Given records.
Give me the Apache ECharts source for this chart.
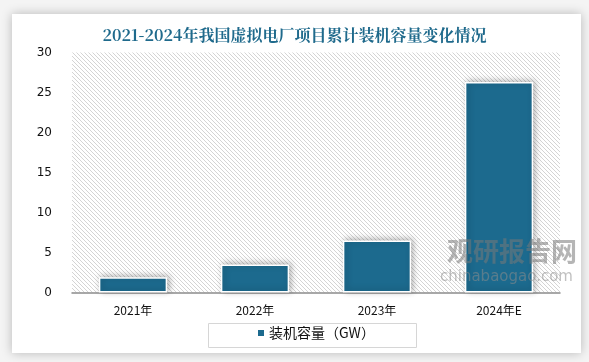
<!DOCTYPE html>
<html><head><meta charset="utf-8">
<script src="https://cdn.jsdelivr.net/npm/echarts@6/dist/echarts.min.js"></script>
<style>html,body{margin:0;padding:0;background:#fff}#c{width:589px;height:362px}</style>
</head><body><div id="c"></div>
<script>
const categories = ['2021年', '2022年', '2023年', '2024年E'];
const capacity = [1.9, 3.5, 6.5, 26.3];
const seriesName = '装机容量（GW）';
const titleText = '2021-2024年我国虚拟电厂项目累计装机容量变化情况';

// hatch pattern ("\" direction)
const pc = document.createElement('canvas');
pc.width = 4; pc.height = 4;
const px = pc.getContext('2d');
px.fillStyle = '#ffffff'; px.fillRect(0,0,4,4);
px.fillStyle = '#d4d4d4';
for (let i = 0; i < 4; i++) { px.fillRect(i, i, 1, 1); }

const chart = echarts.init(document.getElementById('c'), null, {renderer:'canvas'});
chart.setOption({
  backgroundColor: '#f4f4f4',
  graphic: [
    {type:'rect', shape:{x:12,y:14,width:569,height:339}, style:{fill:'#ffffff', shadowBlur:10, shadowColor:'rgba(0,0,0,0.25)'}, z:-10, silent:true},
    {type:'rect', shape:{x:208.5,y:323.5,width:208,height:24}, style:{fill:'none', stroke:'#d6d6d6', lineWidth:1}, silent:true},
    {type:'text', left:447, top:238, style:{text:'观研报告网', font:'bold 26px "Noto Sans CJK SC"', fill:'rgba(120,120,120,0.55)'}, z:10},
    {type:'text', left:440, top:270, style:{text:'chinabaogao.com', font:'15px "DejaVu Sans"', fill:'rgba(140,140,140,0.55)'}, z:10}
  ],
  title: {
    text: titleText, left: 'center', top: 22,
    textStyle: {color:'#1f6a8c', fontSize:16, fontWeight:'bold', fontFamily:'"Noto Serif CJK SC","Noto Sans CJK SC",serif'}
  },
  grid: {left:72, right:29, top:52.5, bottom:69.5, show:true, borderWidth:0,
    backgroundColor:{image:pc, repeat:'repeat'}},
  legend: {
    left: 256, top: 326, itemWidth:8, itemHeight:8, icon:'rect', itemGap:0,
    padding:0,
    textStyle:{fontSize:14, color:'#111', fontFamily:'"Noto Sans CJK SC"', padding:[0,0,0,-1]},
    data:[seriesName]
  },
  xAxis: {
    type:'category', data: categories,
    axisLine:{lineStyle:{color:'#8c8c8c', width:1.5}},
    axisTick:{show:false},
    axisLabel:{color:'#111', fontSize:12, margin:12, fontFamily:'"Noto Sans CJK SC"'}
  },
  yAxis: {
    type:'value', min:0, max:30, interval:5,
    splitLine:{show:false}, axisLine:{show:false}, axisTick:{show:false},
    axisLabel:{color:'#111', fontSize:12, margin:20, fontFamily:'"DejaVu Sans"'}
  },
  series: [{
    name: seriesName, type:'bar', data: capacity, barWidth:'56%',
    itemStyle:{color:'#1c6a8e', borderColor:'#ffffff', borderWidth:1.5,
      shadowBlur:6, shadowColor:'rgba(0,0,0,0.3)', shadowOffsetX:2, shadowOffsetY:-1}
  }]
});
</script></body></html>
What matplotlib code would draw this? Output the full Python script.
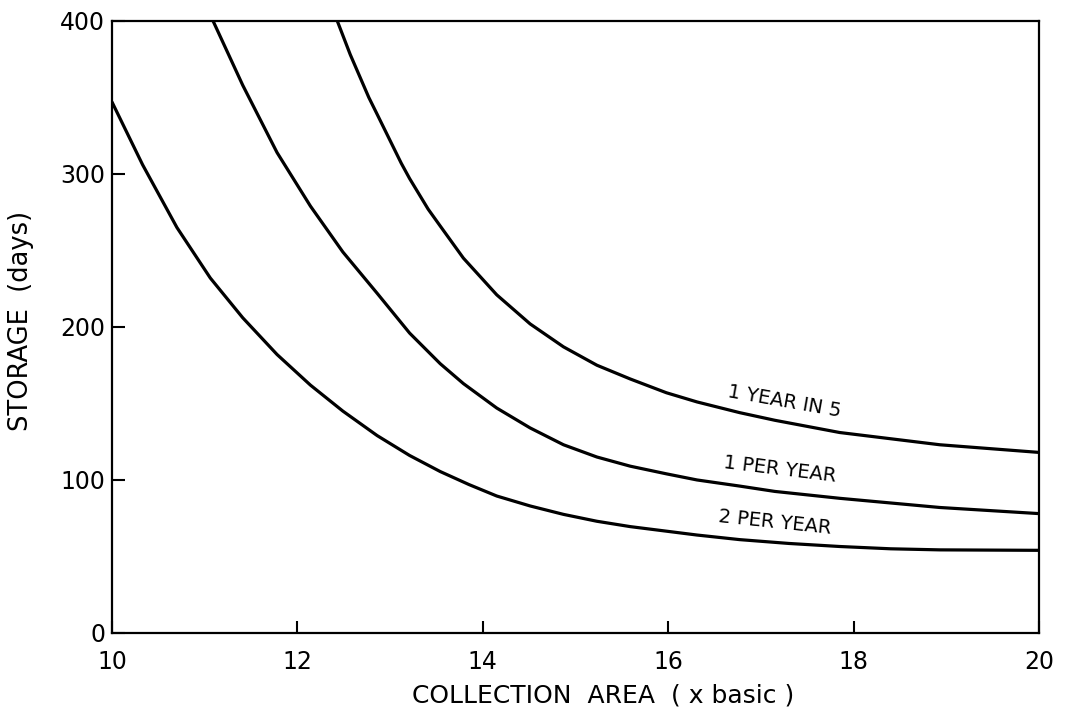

Stated exercise. Reproduce the material above exactly, first line through the line that contains "for (let i = 0;", minus the pictures.

Exercise response.
Give me the Apache ECharts source for this chart.
<!DOCTYPE html>
<html><head><meta charset="utf-8">
<script src="https://cdn.jsdelivr.net/npm/echarts@6/dist/echarts.min.js"></script>
<style>html,body{margin:0;padding:0;background:#fff}#c{width:589px;height:362px}</style>
</head><body><div id="c"></div>
<script>
const categories = ['2021年', '2022年', '2023年', '2024年E'];
const capacity = [1.9, 3.5, 6.5, 26.3];
const seriesName = '装机容量（GW）';
const titleText = '2021-2024年我国虚拟电厂项目累计装机容量变化情况';

// hatch pattern ("\" direction)
const pc = document.createElement('canvas');
pc.width = 4; pc.height = 4;
const px = pc.getContext('2d');
px.fillStyle = '#ffffff'; px.fillRect(0,0,4,4);
px.fillStyle = '#d4d4d4';
for (let i = 0; i < 4; i++) { px.fillRect(i, i, 1, 1); }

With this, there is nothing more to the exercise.